Despite its achievements, KYVE currently supports only Cosmos-based blockchains, and high-performance blockchains that truly need KYVE’s services have yet to onboard. Moreover, although KYVE has partnerships with numerous blockchains, it does not provide data pools for all of them.
What should KYVE do to expand its reach? The answer may lie in the initiatives KYVE is already pursuing, and here are some of my thoughts:
Aggressive Business Expansion:
The term “aggressive business expansion” might sound vague, but like any startup, KYVE needs to aggressively expand its business, even at the cost of short-term financial losses.
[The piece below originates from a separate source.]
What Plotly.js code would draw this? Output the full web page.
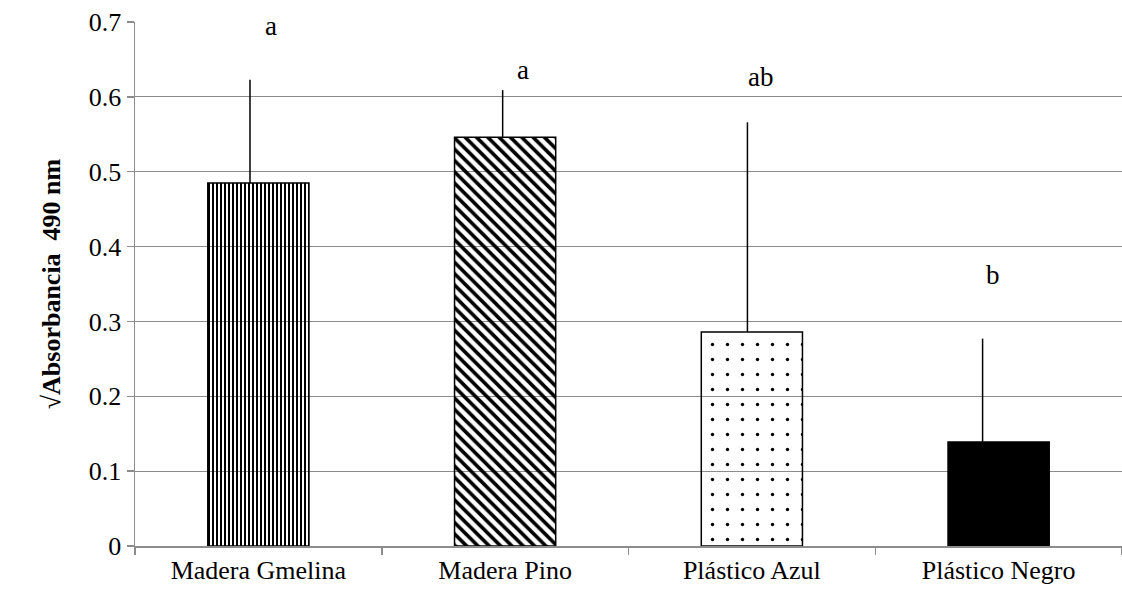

For KYVE, this could mean setting up data pools related to major blockchains and rewarding them with tokens before third-party funders appear. Network-level inflation might be necessary for this, and while excessive inflation could be seen as a deficit, it aligns with the typical startup expansion model.
To retain customers, the first step is to get them to try the service. I believe KYVE’s services and products are excellent, but users won’t know this unless they try them. By increasing expenditure to expand business, KYVE can explore new opportunities. KYVE is already showing efforts to strengthen the protocol layer through initiatives like inflation splitting, so expanding expenditure in this area could be beneficial.
B2C Initiatives:
Although KYVE primarily serves protocols and decentralized applications, making it more B2B than B2C, the biggest challenge for B2B protocols is their lack of retail connection. This can lead to lower awareness and difficulties in onboarding new protocols. Increasing consumer awareness could lead to more protocols being interested in KYVE.
I have a long-standing connection with KYVE. I wrote a research article on KYVE before their mainnet launch and have continued to follow their progress closely. KYVE is one of the few networks that remains focused on its core mission despite the hype and short-term narratives in the crypto space. While the current crypto market is dominated by speculation and memes, networks like KYVE, which steadily perform their intended roles, deserve more attention.
Revisiting KYVE for this research, I observed that both the KYVE community and core contributors are continuously striving to identify and address their shortcomings. Initiatives like multi-coin funding and inflation splitting are examples of their efforts to improve. This gives me hope for KYVE’s future, and I wish to see more people learning about KYVE. As blockchain continues to face increasing challenges with data access and storage, KYVE’s role will become even more critical. Time is on KYVE’s side.